The planning commission served as an extra-constitutional body, following a Top-Down approach, whereas NITI Aayog is an advisory Think Tank following a Bottom-Down approach. The Planning Commission had powers to impose policies on States and allocate funds for various projects and Programmes at the National and State levels. The NITI Aayog, on the other hand, neither has powers to allocate funds nor impose policies. State Governments did not have a proactive role back then as compared to now, which they have in NITI Aayog. In NITI Aayog, after consultations with the State Government, the final policy would succeed in the policy formulation stage. This is different from what happened back then when Planning Commission would formulate policies, and the State Governments were called for fund allocations.
There is also greater accountability brought by NITI Aayog. The previous plans were said to have been evaluated after long periods once they ended, providing lesser accountability.

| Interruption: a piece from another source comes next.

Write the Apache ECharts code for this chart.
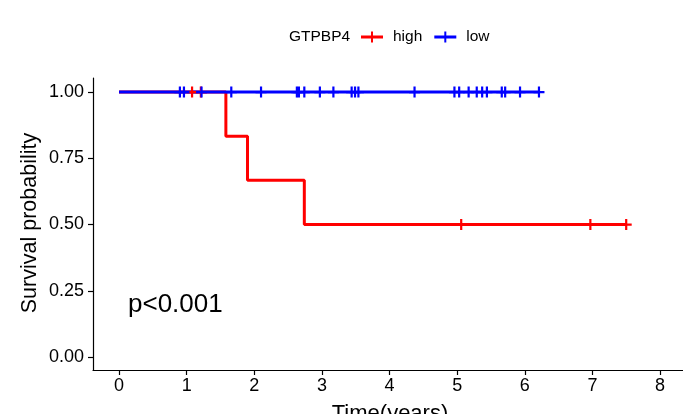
<!DOCTYPE html>
<html>
<head>
<meta charset="utf-8">
<script src="https://cdn.jsdelivr.net/npm/echarts@6/dist/echarts.min.js"></script>
<style>
html,body{margin:0;padding:0;background:#fff;}
#chart{width:683px;height:414px;}
</style>
</head>
<body>
<div id="chart"></div>
<script>
// Kaplan-Meier data
const groups = ["high", "low"];
const highTimes = [0, 1.58, 1.90, 2.74, 7.50];
const highSurv = [1, 0.833, 0.667, 0.5, 0.5];
const highCensor = [1.08, 1.21, 5.06, 6.97, 7.50];
const lowTimes = [0, 6.21];
const lowSurv = [1, 1];
const lowCensor = [0.90, 0.96, 1.22, 1.66, 2.10, 2.63, 2.66, 2.74, 2.97, 3.17, 3.44, 3.49, 3.54, 4.37, 4.96, 5.03, 5.17, 5.29, 5.37, 5.44, 5.66, 5.71, 5.93, 6.21];
const xTicks = [0, 1, 2, 3, 4, 5, 6, 7, 8];
const yTicks = [0, 0.25, 0.5, 0.75, 1];
const pText = "p<0.001";
const legendTitle = "GTPBP4";

function survAt(times, surv, t) {
  let s = surv[0];
  for (let i = 0; i < times.length; i++) { if (times[i] <= t) s = surv[i]; }
  return s;
}
const zip = (a, b) => a.map((v, i) => [v, b[i]]);

const RED = '#FF0000', BLUE = '#0000FF';
const FONT = 'Liberation Sans, Arial, sans-serif';
const cross = 'path://M0,4L10,4L10,6L0,6Z M4,0L6,0L6,10L4,10Z';
const legIcon = 'path://M0,4L22,4L22,7L0,7Z M10,0L12,0L12,11L10,11Z';

const chart = echarts.init(document.getElementById('chart'), null, {renderer: 'canvas'});
chart.setOption({
  animation: false,
  backgroundColor: '#fff',
  grid: {left: 93, right: 0, top: 78, bottom: 44, containLabel: false},
  xAxis: {
    type: 'value', min: -0.385, max: 8.34,
    axisLine: {show: true, onZero: false, lineStyle: {color: '#000', width: 1.2}},
    axisTick: {show: true, length: 5, customValues: xTicks, lineStyle: {color: '#000', width: 1.2}},
    axisLabel: {customValues: xTicks, color: '#000', fontSize: 18, fontFamily: FONT, margin: 7},
    splitLine: {show: false}
  },
  yAxis: {
    type: 'value', min: -0.049, max: 1.053,
    axisLine: {show: true, onZero: false, lineStyle: {color: '#000', width: 1.2}},
    axisTick: {show: true, length: 5, customValues: yTicks, lineStyle: {color: '#000', width: 1.2}},
    axisLabel: {customValues: yTicks, color: '#000', fontSize: 18, fontFamily: FONT, margin: 9,
      formatter: v => v.toFixed(2)},
    splitLine: {show: false}
  },
  legend: {
    left: 361, top: 29, padding: 0, itemWidth: 22, itemHeight: 11, itemGap: 12,
    textStyle: {fontSize: 15.5, fontFamily: FONT, color: '#000', padding: [0, 0, 0, 5]},
    data: [
      {name: groups[0], icon: legIcon, itemStyle: {color: RED}},
      {name: groups[1], icon: legIcon, itemStyle: {color: BLUE}}
    ]
  },
  graphic: [
    {type: 'text', x: 289, y: 37, style: {text: legendTitle, fontSize: 15.5, fontFamily: FONT, fill: '#000', align: 'left', verticalAlign: 'middle'}},
    {type: 'text', x: 30, y: 223, rotation: Math.PI / 2,
      style: {text: 'Survival probability', fontSize: 21.5, fontFamily: FONT, fill: '#000', align: 'center', verticalAlign: 'middle'}},
    {type: 'text', x: 390, y: 414,
      style: {text: 'Time(years)', fontSize: 22, fontFamily: FONT, fill: '#000', align: 'center', verticalAlign: 'middle'}},
    {type: 'text', x: 128, y: 305,
      style: {text: pText, fontSize: 26, fontFamily: FONT, fill: '#000', align: 'left', verticalAlign: 'middle'}}
  ],
  series: [
    {name: groups[0], type: 'line', step: 'end', data: zip(highTimes, highSurv), symbol: 'none',
      lineStyle: {color: RED, width: 3}, itemStyle: {color: RED}, z: 2},
    {name: groups[1], type: 'line', step: 'end', data: zip(lowTimes, lowSurv), symbol: 'none',
      lineStyle: {color: BLUE, width: 3}, itemStyle: {color: BLUE}, z: 2},
    {name: groups[0], type: 'scatter', symbol: cross, symbolSize: [11, 11],
      data: highCensor.map(t => [t, survAt(highTimes, highSurv, t)]), itemStyle: {color: RED, opacity: 1}, z: 3},
    {name: groups[1], type: 'scatter', symbol: cross, symbolSize: [11, 11],
      data: lowCensor.map(t => [t, survAt(lowTimes, lowSurv, t)]), itemStyle: {color: BLUE, opacity: 1}, z: 3}
  ]
});
</script>
</body>
</html>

So far, it can be concluded that the effectiveness of NITI Aayog will depend on the course of actions it charts out with time. Even though it has marked its departure from the past, there is a burden of fulfilling certain goals in the prevailing environment. Now, the question is whether the institution will be able to retain its influence even though it does not have powers like plan allocations and give grants. Also, to meet the new requirements, there are various institutions in states which need appropriate transformations – the roles of which have to be specified. Despite the fact that NITI Aayog will facilitate grassroots planning, as stated by the cabinet resolution, but how exactly this will be carried forward is to be seen. The success of the institution in achieving the coordination within various ministries and departments will depend on the cooperation and trust received, along with the balance with which NITI Aayog and ministries work. Similarly, the success of strengthening cooperative federalism will depend on cooperation and trust from states. Hence, to make it a significant institution to transform India, NITI Aayog will have to undertake the tremendous task of shaping its character and projecting a course.